I’ve been thinking about Eiseley’s story of the star thrower and its message of “making a difference,” in connection with several emails I received this week. These emails each contained internet links to some amazing video clips showing simple acts of kindness resulting in powerful expressions of goodwill and holiday cheer.
     One of these short videos has been viewed over 6 million times on YouTube in just the past 6 weeks, and features over 650 people spontaneously singing together the “Hallelujah Chorus” in Macy’s department store in Philadelphia!
Another video titled “Free Hugs” has been viewed over 64 million times on YouTube and features the real life story of Juan Mann, whose sole mission was to reach out and hug a stranger and put a smile on their face. Both are heart-warming video clips!
To fit the holiday season, I’ve been calling demonstrations like these “Acts of Random Cheer” or ARC for short, borrowing from the the more common ARK “Acts of Random Kindness” or RAK “Random Acts of Kindness.”
Where and when the “acts of random kindness” movement began is not clear, though I believe I can make a case that it began with Loren Eiseley’s essay “The Star Thrower” which was reprinted in a collection of Eiseley’s “best” essays and poems aptly titled The Star Thrower and published in 1978, a year after Eiseley’s death.
     The book became a best seller and the story of “The Star Thrower” became well known.
However, those who study social trends point to Anne Herbert, a writer and peace activist, who is credited with encouraging people to “practice random kindness and senseless acts of beauty” (a phrase supposedly written on a place mat in a Sausalito restaurant in 1982 or 1983), which became a major influence in the “random acts of kindness” movement.

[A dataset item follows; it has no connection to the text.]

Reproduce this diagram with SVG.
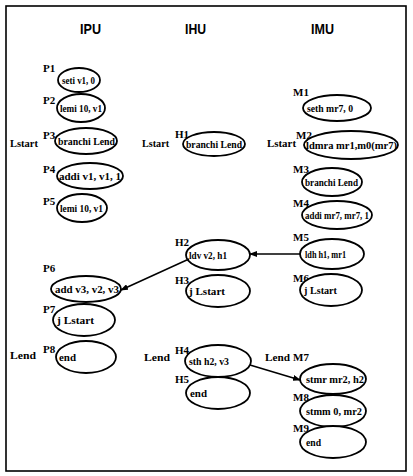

Whatever the initial impetus, the movement took root and grew throughout the 1980’s, 1990’s and into the new millennium, giving birth to new organizations around the world such as the “World Kindness Movement,” and the “One Million Random Acts of Kindness Campaign,” not to mention related concepts and practices such as “Pay It Forward,” and “Performing Random Acts of Culture,” as well as inspiring many books, recordings, and films.

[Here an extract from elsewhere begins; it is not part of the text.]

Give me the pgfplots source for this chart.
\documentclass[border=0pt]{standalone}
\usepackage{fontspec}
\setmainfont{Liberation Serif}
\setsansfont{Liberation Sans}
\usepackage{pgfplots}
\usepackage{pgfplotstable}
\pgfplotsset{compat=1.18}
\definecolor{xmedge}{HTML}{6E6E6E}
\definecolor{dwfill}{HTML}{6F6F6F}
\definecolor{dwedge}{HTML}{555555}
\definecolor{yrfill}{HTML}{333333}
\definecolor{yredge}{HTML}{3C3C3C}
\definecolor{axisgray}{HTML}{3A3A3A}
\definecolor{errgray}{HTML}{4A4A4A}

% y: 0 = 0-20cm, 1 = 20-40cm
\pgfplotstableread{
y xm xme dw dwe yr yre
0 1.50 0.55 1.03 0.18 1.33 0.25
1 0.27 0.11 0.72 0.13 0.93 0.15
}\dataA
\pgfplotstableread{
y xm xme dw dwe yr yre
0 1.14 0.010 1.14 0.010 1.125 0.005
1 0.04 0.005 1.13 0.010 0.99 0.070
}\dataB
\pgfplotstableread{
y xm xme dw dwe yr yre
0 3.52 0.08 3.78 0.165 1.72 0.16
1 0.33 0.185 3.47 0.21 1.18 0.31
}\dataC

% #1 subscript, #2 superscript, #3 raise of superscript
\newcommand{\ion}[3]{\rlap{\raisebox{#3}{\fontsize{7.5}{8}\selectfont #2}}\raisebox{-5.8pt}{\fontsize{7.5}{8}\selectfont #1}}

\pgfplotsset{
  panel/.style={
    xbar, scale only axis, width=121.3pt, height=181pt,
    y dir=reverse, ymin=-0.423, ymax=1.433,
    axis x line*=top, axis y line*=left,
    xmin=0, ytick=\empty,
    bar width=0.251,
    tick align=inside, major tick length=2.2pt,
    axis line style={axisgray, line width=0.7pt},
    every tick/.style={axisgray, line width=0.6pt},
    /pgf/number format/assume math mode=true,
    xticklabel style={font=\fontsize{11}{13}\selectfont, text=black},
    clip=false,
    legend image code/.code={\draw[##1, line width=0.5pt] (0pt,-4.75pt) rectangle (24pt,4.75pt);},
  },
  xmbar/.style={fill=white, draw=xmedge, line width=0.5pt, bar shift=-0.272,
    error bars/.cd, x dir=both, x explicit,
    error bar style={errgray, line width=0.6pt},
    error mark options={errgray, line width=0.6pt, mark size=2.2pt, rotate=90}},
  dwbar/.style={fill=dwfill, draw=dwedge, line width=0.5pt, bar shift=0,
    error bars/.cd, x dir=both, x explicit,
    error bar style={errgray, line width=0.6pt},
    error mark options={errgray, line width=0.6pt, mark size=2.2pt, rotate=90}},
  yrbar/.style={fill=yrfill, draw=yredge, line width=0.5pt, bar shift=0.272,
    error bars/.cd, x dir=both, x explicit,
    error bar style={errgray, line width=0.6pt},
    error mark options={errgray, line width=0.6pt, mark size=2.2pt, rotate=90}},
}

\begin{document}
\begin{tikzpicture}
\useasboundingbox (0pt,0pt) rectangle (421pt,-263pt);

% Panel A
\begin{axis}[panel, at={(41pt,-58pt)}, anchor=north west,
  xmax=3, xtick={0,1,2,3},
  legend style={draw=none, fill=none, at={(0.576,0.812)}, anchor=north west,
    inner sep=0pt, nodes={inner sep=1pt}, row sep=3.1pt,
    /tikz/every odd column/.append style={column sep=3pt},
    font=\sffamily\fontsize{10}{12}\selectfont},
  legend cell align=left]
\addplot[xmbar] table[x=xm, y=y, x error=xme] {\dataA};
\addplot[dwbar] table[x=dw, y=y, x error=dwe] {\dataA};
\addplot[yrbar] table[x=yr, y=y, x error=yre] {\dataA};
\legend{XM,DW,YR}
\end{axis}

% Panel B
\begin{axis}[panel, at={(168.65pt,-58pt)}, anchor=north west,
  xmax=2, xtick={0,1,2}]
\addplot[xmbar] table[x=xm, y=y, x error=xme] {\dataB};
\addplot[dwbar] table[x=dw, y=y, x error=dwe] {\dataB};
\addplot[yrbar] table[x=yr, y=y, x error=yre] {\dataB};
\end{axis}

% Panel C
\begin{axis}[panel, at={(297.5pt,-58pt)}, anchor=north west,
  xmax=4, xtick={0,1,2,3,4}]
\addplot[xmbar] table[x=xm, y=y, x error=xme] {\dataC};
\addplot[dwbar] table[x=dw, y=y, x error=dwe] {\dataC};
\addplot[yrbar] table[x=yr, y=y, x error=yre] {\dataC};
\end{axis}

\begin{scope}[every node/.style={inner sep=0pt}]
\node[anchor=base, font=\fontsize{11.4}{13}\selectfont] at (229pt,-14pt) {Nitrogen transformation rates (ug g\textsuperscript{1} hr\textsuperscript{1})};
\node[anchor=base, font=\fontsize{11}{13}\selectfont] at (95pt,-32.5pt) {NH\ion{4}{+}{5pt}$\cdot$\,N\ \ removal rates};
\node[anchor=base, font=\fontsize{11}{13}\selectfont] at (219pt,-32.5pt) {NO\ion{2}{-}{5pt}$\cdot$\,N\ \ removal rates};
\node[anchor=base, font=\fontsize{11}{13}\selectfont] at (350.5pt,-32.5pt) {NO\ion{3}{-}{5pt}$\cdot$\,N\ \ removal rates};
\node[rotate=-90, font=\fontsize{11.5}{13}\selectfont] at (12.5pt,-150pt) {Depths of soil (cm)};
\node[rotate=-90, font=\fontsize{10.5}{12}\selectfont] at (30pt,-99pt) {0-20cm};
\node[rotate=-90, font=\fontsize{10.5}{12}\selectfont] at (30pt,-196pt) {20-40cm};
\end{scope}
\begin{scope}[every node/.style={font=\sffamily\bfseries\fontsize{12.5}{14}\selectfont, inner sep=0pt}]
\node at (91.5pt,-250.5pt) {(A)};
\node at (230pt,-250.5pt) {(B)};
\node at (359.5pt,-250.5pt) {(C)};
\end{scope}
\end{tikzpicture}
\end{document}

    No matter the beginnings of the “random acts of kindness” movement, or the variations that have come from it, they all have one thing in common -- they encourage each of us to become a star thrower, to share a simple, selfless act to assist or cheer up another person, with no particular reason other than to make that person smile or be happier.
     What a wonderful world this would be if we each became a frequent star thrower!
     I invite you to join in the holiday spirit this season and share an Act of Random Cheer!
There are many easy ways to take part.
     Even a small act of kindness can make a huge difference.